REQ-5: Data Storage and Analysis¶
This section outlines how results and supporting context are persisted.
-
REQ 5.1: Centralized Results Storage Results of all benchmark instances must be stored in a centralized location accessible by the respective package owners. Rationale: Facilitates cross-model comparison, historical tracking, and platform-wide reporting.
-
REQ 5.2: Common Results Schema The system must enforce a common schema and metadata standards for all stored benchmark results. Rationale: Enables automated data analysis, programmatic querying, and integration with visualization dashboards.
-
REQ 5.3: Custom Metadata Support The system must allow benchmark experiments to store custom metadata alongside execution results. Rationale: Ensures nuanced, model/algorithm-specific context is not lost during standardized data capture.
Part II: Administrator Environment & Process Requirements¶
REQ-6: Admin Execution Environment¶
This section defines the infrastructure requirements for the centralized benchmarking environment managed by project administrators.
-
REQ 6.1: Admin Execution The system must be capable of executing benchmarks on administrator infrastructure.
-
REQ 6.2: Isolated Execution The system must support isolated execution of benchmark experiments for dependency management.

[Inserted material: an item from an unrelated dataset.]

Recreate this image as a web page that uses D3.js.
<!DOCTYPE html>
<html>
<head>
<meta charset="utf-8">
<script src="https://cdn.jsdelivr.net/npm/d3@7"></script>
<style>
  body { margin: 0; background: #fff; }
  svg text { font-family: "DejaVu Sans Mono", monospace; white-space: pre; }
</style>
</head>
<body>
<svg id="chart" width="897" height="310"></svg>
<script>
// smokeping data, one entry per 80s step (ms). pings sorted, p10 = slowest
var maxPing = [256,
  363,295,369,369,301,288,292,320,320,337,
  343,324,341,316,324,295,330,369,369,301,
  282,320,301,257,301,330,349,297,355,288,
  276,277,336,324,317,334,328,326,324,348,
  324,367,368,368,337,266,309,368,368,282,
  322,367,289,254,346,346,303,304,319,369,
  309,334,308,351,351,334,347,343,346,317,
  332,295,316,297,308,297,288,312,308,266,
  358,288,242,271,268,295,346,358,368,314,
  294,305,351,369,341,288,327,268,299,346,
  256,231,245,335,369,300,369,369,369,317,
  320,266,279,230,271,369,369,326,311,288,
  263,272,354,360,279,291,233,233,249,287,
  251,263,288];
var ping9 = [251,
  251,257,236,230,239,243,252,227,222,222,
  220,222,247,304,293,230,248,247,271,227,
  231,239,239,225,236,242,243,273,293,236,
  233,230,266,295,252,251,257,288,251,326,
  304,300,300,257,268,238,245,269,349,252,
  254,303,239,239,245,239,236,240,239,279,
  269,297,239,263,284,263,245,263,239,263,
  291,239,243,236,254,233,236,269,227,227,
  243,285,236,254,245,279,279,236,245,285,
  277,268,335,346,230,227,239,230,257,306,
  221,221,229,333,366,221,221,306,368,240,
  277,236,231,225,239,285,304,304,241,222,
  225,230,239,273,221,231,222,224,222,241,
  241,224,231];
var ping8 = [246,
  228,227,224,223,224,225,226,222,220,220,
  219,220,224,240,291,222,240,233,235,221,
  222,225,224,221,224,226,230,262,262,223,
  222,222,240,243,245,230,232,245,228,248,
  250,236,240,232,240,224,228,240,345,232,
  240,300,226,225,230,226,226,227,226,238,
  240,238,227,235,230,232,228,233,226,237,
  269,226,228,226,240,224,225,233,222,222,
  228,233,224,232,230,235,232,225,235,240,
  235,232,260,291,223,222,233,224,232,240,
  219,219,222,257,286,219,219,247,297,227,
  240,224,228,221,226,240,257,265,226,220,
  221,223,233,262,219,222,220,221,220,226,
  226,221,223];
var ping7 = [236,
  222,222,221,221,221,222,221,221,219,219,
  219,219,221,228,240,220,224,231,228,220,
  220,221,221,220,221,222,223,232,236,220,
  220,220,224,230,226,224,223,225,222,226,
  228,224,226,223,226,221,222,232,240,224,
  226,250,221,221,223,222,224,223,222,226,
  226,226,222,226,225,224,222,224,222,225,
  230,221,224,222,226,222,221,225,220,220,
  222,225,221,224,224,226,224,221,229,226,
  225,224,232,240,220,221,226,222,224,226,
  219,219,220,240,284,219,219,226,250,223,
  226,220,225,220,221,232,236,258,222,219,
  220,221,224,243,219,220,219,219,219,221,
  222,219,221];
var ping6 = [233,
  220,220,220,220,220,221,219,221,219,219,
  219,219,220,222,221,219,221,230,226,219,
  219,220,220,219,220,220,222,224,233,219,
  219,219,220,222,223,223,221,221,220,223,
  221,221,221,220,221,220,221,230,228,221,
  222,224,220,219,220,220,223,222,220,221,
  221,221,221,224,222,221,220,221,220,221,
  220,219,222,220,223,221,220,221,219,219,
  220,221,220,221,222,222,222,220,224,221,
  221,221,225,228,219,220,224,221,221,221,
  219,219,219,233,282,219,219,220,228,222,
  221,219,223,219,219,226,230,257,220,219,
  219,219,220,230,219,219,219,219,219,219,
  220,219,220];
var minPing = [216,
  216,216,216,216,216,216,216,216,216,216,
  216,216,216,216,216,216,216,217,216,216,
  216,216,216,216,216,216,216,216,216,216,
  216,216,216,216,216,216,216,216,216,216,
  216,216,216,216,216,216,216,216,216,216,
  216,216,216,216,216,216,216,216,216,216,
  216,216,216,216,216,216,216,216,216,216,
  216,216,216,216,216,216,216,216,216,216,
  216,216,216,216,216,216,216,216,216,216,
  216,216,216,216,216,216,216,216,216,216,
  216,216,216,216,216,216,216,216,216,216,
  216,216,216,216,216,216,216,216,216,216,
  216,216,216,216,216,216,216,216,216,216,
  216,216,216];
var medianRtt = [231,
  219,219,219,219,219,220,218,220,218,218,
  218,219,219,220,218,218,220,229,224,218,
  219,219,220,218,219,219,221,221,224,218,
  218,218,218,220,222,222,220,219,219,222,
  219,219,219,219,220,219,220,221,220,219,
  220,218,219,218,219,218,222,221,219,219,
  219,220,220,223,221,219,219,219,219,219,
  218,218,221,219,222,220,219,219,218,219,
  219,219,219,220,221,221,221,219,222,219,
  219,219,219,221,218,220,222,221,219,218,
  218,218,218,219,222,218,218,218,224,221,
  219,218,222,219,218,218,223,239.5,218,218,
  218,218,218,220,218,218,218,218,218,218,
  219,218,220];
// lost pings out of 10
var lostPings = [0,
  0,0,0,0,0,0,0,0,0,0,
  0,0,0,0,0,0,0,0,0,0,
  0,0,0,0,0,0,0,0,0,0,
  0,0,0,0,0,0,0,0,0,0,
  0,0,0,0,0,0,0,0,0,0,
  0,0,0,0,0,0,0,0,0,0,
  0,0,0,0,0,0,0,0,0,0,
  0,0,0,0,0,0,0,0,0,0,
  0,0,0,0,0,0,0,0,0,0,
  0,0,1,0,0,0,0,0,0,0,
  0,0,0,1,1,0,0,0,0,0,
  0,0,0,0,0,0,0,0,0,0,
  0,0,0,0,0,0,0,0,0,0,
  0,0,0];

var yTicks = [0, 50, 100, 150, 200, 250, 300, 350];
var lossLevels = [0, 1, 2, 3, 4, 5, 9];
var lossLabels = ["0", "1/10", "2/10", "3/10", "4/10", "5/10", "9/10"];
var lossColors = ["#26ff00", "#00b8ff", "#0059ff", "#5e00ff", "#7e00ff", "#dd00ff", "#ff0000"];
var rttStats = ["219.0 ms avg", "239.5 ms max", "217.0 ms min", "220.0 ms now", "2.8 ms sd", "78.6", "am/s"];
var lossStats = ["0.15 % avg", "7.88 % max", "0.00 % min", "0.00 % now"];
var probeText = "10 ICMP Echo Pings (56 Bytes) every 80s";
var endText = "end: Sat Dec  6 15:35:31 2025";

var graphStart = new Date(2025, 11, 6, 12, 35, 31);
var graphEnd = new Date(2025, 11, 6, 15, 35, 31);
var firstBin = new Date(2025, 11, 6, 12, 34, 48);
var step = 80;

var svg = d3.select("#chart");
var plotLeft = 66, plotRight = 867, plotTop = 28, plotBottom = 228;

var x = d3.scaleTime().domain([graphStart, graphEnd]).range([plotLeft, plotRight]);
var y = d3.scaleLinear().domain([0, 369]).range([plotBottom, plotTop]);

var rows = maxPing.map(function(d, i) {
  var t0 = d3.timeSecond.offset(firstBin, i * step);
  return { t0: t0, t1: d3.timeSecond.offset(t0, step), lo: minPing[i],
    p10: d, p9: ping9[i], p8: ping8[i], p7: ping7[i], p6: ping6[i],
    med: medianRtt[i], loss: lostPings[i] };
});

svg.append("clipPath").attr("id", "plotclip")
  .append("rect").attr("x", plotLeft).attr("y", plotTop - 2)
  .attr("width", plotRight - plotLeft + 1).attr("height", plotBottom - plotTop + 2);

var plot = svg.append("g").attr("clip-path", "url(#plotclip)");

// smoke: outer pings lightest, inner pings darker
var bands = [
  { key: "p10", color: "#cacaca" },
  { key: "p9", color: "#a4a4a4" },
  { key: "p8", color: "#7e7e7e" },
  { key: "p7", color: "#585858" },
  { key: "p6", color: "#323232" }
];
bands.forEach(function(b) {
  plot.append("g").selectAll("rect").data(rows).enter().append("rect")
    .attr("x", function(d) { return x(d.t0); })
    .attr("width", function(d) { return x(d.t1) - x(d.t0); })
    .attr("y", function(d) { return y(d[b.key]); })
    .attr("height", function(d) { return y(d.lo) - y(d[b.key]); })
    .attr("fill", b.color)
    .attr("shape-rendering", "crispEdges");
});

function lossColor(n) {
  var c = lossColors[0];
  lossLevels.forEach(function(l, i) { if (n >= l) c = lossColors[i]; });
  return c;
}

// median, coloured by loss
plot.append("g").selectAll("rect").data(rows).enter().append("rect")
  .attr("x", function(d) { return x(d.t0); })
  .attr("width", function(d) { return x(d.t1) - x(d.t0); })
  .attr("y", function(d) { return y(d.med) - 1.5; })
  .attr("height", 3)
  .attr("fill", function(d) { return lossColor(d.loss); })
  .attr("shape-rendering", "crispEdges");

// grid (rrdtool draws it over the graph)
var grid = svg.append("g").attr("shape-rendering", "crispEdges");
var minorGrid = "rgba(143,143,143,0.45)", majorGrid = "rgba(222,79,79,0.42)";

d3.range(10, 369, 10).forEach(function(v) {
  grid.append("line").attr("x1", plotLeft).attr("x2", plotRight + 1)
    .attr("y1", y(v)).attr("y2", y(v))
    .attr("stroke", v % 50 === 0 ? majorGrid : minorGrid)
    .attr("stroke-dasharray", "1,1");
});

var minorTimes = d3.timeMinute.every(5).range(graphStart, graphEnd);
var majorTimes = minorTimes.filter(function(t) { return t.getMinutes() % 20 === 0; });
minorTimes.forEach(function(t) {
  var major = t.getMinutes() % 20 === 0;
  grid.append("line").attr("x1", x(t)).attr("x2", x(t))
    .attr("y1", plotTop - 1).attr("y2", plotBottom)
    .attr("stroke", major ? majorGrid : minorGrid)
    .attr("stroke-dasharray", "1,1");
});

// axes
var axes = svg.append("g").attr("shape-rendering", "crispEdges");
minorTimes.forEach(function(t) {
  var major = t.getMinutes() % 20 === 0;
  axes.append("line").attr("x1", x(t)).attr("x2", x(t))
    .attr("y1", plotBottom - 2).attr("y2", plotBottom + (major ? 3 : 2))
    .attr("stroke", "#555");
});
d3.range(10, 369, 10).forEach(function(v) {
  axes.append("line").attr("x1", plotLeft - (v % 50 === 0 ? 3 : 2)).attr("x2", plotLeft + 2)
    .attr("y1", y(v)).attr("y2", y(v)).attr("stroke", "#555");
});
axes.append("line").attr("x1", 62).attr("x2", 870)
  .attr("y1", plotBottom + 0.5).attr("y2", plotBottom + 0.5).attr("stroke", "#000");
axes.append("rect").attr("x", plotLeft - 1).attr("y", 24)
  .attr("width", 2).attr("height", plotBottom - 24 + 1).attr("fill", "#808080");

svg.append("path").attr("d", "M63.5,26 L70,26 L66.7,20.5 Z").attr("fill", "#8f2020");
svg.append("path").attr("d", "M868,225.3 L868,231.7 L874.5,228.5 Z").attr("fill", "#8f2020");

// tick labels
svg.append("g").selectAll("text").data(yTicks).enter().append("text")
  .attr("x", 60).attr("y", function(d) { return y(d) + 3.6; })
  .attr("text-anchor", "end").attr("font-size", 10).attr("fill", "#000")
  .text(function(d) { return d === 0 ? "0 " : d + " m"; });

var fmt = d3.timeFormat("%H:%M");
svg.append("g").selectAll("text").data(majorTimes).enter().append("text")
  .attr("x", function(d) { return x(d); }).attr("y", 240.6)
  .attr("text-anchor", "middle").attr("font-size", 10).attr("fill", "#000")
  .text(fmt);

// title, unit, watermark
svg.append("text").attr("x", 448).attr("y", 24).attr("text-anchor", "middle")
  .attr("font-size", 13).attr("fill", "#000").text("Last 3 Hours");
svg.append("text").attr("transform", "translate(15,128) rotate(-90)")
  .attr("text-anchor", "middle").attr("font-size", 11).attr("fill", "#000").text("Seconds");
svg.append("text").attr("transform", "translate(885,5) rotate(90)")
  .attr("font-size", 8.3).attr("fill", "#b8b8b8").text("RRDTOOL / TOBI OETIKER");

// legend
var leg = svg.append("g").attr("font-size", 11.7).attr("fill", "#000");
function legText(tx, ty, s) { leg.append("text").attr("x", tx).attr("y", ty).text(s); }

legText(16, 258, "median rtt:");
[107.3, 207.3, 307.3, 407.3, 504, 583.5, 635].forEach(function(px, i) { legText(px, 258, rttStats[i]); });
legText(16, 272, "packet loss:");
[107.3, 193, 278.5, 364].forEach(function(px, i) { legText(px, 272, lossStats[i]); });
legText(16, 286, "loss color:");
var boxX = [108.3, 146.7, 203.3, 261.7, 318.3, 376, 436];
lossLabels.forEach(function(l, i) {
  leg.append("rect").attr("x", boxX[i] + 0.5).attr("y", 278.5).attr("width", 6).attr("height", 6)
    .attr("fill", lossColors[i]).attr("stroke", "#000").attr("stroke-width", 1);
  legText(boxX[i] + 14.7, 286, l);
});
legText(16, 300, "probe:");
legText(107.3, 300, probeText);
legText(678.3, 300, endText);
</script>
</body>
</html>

Rationale: Prevents dependency cross-contamination and version clashes (especially critical for low-level libraries like CUDA and vLLM) between different concurrently running models.
-
REQ 6.3: Persistent Filesystem The admin environment must provide a persistent filesystem between executions. Rationale: Optimizes performance by allowing large datasets to be cached and reused across multiple benchmark runs.
REQ-7: Nexus-Level Orchestration & Review¶
This section defines requirements for cross-package evaluations and administrative oversight.
-
REQ 7.1: Nexus-Level Benchmarks Definition The system must support defining benchmarks independently of individual Nexus packages.
-
REQ 7.2: Admin-Triggered Evaluation Execution The system must provide a dedicated mechanism for administrators to trigger and execute benchmarks.
-
REQ 7.3: Sweep Review and Approval The administrative process must include a manual or automated review step for submitted sweep configurations prior to execution. Rationale: Acts as a safeguard against accidental misuse of expensive compute resources due to misconfigured parameter sweeps.